* [Task to carry out]
Without the images, write out all of the following entries exactly.

»»

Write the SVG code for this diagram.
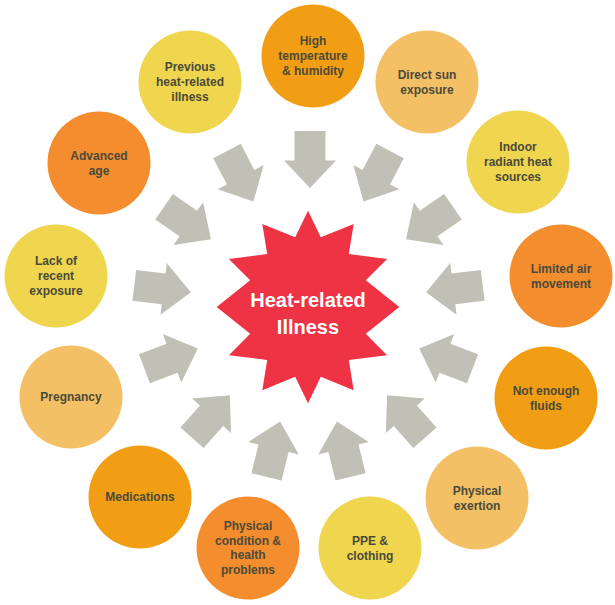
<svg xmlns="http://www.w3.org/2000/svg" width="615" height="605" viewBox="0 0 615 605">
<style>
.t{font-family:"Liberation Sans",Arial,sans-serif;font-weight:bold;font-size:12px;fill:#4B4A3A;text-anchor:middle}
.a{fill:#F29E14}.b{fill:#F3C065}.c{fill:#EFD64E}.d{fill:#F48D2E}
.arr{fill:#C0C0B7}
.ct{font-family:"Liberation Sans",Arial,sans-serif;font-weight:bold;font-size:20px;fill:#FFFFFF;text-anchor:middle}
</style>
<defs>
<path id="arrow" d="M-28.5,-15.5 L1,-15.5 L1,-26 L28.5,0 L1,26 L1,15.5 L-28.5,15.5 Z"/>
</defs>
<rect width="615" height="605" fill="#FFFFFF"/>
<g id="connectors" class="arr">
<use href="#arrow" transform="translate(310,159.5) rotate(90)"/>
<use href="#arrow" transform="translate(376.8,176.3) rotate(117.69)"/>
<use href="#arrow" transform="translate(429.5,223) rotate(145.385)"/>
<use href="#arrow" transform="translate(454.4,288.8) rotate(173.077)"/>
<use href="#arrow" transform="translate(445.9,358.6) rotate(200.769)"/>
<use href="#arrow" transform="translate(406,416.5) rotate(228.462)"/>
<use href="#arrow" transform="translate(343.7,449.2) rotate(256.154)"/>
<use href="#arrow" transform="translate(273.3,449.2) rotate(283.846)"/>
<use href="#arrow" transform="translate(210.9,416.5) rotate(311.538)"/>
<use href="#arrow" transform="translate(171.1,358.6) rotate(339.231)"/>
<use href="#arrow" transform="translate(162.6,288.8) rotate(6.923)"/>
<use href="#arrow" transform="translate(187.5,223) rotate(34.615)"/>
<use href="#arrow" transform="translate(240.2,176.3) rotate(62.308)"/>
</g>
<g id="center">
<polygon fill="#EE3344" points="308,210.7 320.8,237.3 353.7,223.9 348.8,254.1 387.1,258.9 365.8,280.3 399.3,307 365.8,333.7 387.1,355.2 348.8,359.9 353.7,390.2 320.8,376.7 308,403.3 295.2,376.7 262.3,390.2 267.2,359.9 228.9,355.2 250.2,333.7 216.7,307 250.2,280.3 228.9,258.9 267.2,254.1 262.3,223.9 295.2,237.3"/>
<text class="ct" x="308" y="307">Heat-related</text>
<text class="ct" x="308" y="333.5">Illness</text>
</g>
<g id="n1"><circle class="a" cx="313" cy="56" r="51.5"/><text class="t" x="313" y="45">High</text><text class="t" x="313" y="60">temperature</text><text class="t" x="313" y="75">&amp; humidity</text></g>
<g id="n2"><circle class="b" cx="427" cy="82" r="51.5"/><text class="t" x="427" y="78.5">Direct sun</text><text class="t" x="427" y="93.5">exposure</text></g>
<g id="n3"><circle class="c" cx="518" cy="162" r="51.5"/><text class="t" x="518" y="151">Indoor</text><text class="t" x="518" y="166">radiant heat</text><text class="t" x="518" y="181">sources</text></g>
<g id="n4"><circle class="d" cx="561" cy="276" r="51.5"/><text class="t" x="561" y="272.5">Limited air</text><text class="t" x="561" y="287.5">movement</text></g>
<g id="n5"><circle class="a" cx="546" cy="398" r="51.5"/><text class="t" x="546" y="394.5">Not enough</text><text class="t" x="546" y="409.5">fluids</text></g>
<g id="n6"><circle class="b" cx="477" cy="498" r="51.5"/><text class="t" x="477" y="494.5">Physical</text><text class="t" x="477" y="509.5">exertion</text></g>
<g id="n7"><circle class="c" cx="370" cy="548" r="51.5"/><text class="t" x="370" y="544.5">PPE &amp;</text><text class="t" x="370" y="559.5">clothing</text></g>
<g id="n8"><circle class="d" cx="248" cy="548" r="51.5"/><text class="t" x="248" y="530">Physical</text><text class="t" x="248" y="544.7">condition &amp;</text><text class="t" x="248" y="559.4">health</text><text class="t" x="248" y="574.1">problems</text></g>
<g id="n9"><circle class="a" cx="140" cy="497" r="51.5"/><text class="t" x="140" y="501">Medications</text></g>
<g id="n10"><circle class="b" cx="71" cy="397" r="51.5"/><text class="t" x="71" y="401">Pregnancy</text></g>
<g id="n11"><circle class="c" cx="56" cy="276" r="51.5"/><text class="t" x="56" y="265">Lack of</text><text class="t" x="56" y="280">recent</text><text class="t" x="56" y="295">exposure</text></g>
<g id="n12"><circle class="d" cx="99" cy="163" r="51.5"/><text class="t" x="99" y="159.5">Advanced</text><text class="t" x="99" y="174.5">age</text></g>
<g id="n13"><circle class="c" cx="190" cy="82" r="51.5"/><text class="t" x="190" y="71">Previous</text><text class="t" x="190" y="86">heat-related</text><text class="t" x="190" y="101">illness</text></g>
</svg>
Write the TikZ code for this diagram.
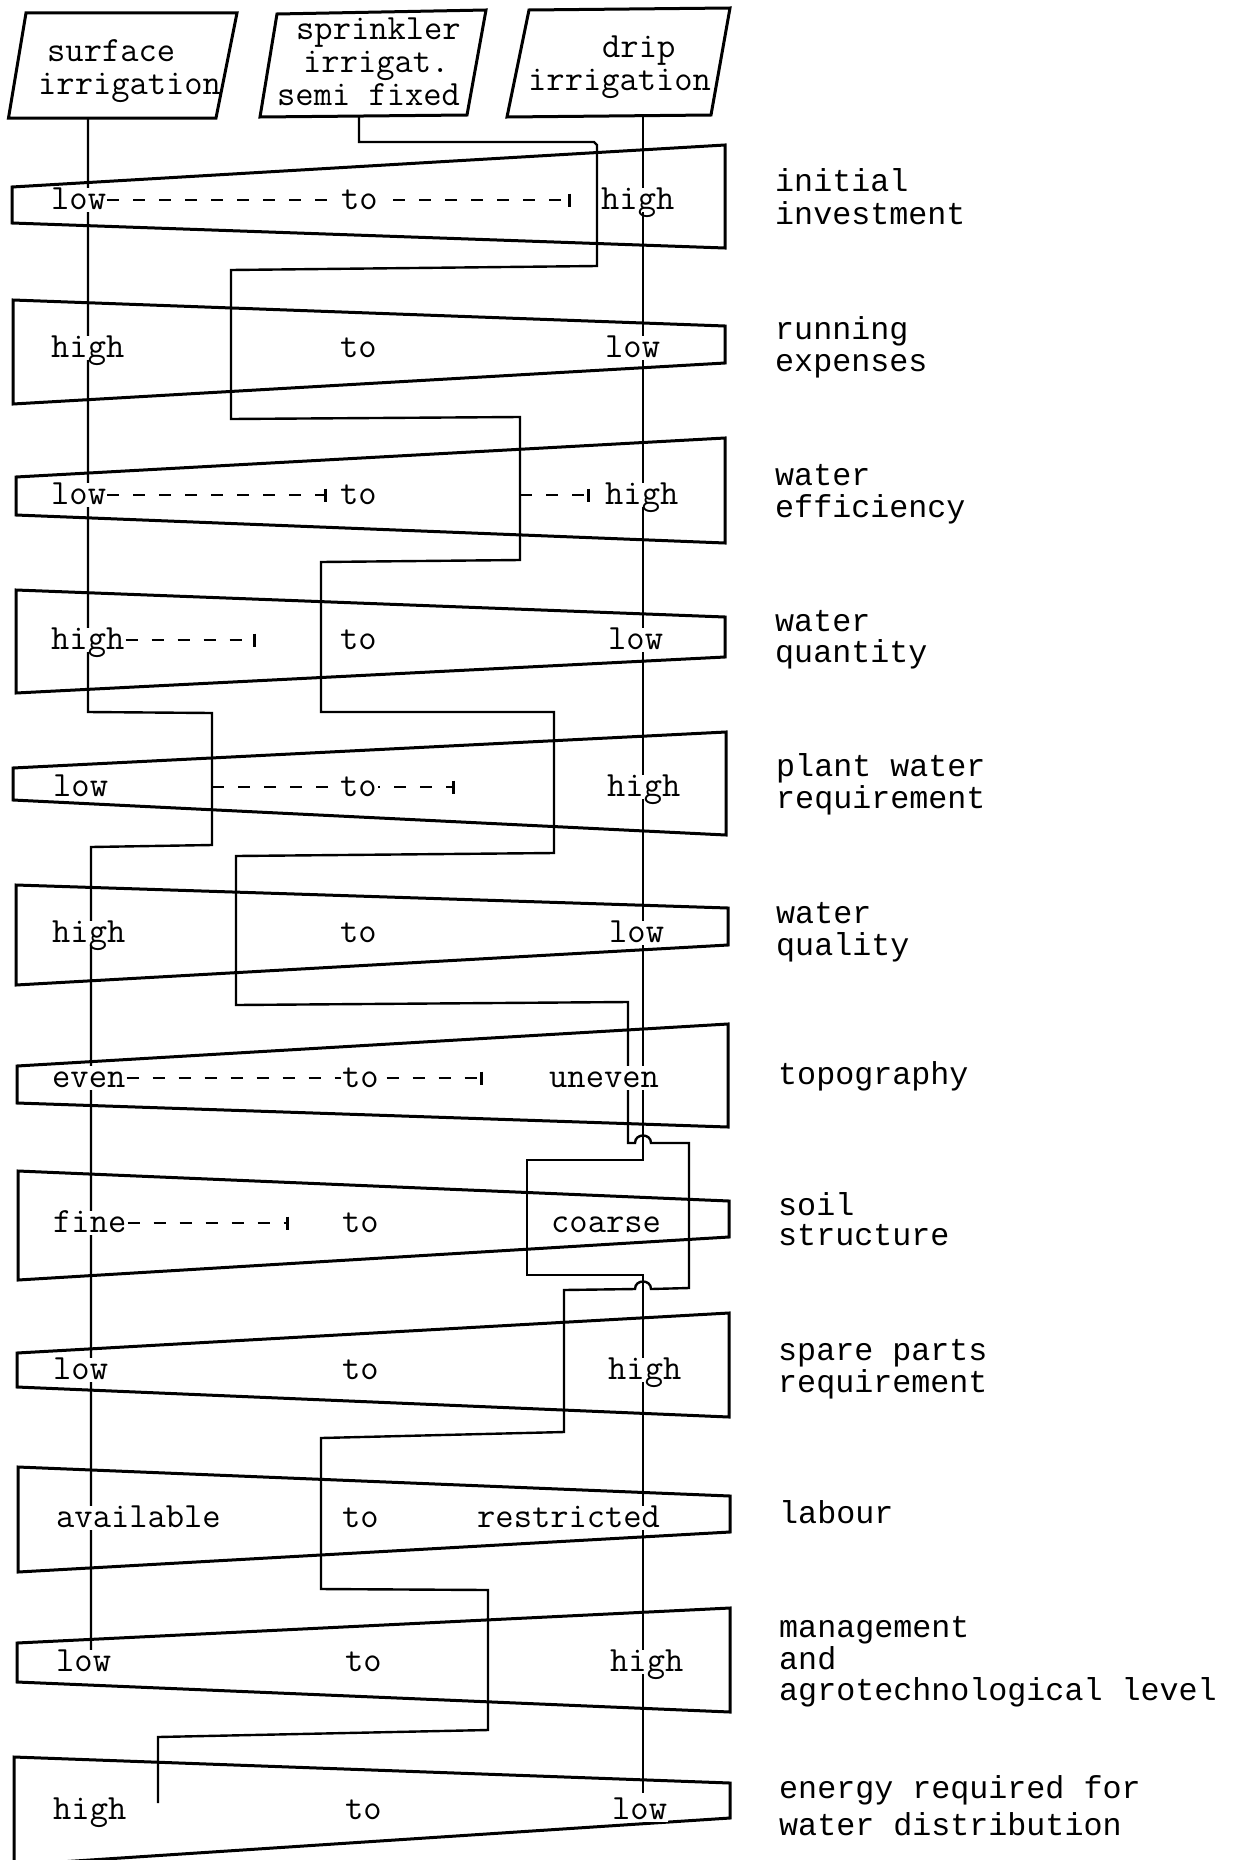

««

* [Task response]
Write the SVG code for this diagram.
<svg xmlns="http://www.w3.org/2000/svg" width="615" height="605" viewBox="0 0 615 605">
<style>
.t{font-family:"Liberation Sans",Arial,sans-serif;font-weight:bold;font-size:12px;fill:#4B4A3A;text-anchor:middle}
.a{fill:#F29E14}.b{fill:#F3C065}.c{fill:#EFD64E}.d{fill:#F48D2E}
.arr{fill:#C0C0B7}
.ct{font-family:"Liberation Sans",Arial,sans-serif;font-weight:bold;font-size:20px;fill:#FFFFFF;text-anchor:middle}
</style>
<defs>
<path id="arrow" d="M-28.5,-15.5 L1,-15.5 L1,-26 L28.5,0 L1,26 L1,15.5 L-28.5,15.5 Z"/>
</defs>
<rect width="615" height="605" fill="#FFFFFF"/>
<g id="connectors" class="arr">
<use href="#arrow" transform="translate(310,159.5) rotate(90)"/>
<use href="#arrow" transform="translate(376.8,176.3) rotate(117.69)"/>
<use href="#arrow" transform="translate(429.5,223) rotate(145.385)"/>
<use href="#arrow" transform="translate(454.4,288.8) rotate(173.077)"/>
<use href="#arrow" transform="translate(445.9,358.6) rotate(200.769)"/>
<use href="#arrow" transform="translate(406,416.5) rotate(228.462)"/>
<use href="#arrow" transform="translate(343.7,449.2) rotate(256.154)"/>
<use href="#arrow" transform="translate(273.3,449.2) rotate(283.846)"/>
<use href="#arrow" transform="translate(210.9,416.5) rotate(311.538)"/>
<use href="#arrow" transform="translate(171.1,358.6) rotate(339.231)"/>
<use href="#arrow" transform="translate(162.6,288.8) rotate(6.923)"/>
<use href="#arrow" transform="translate(187.5,223) rotate(34.615)"/>
<use href="#arrow" transform="translate(240.2,176.3) rotate(62.308)"/>
</g>
<g id="center">
<polygon fill="#EE3344" points="308,210.7 320.8,237.3 353.7,223.9 348.8,254.1 387.1,258.9 365.8,280.3 399.3,307 365.8,333.7 387.1,355.2 348.8,359.9 353.7,390.2 320.8,376.7 308,403.3 295.2,376.7 262.3,390.2 267.2,359.9 228.9,355.2 250.2,333.7 216.7,307 250.2,280.3 228.9,258.9 267.2,254.1 262.3,223.9 295.2,237.3"/>
<text class="ct" x="308" y="307">Heat-related</text>
<text class="ct" x="308" y="333.5">Illness</text>
</g>
<g id="n1"><circle class="a" cx="313" cy="56" r="51.5"/><text class="t" x="313" y="45">High</text><text class="t" x="313" y="60">temperature</text><text class="t" x="313" y="75">&amp; humidity</text></g>
<g id="n2"><circle class="b" cx="427" cy="82" r="51.5"/><text class="t" x="427" y="78.5">Direct sun</text><text class="t" x="427" y="93.5">exposure</text></g>
<g id="n3"><circle class="c" cx="518" cy="162" r="51.5"/><text class="t" x="518" y="151">Indoor</text><text class="t" x="518" y="166">radiant heat</text><text class="t" x="518" y="181">sources</text></g>
<g id="n4"><circle class="d" cx="561" cy="276" r="51.5"/><text class="t" x="561" y="272.5">Limited air</text><text class="t" x="561" y="287.5">movement</text></g>
<g id="n5"><circle class="a" cx="546" cy="398" r="51.5"/><text class="t" x="546" y="394.5">Not enough</text><text class="t" x="546" y="409.5">fluids</text></g>
<g id="n6"><circle class="b" cx="477" cy="498" r="51.5"/><text class="t" x="477" y="494.5">Physical</text><text class="t" x="477" y="509.5">exertion</text></g>
<g id="n7"><circle class="c" cx="370" cy="548" r="51.5"/><text class="t" x="370" y="544.5">PPE &amp;</text><text class="t" x="370" y="559.5">clothing</text></g>
<g id="n8"><circle class="d" cx="248" cy="548" r="51.5"/><text class="t" x="248" y="530">Physical</text><text class="t" x="248" y="544.7">condition &amp;</text><text class="t" x="248" y="559.4">health</text><text class="t" x="248" y="574.1">problems</text></g>
<g id="n9"><circle class="a" cx="140" cy="497" r="51.5"/><text class="t" x="140" y="501">Medications</text></g>
<g id="n10"><circle class="b" cx="71" cy="397" r="51.5"/><text class="t" x="71" y="401">Pregnancy</text></g>
<g id="n11"><circle class="c" cx="56" cy="276" r="51.5"/><text class="t" x="56" y="265">Lack of</text><text class="t" x="56" y="280">recent</text><text class="t" x="56" y="295">exposure</text></g>
<g id="n12"><circle class="d" cx="99" cy="163" r="51.5"/><text class="t" x="99" y="159.5">Advanced</text><text class="t" x="99" y="174.5">age</text></g>
<g id="n13"><circle class="c" cx="190" cy="82" r="51.5"/><text class="t" x="190" y="71">Previous</text><text class="t" x="190" y="86">heat-related</text><text class="t" x="190" y="101">illness</text></g>
</svg>
Write the TikZ code for this diagram.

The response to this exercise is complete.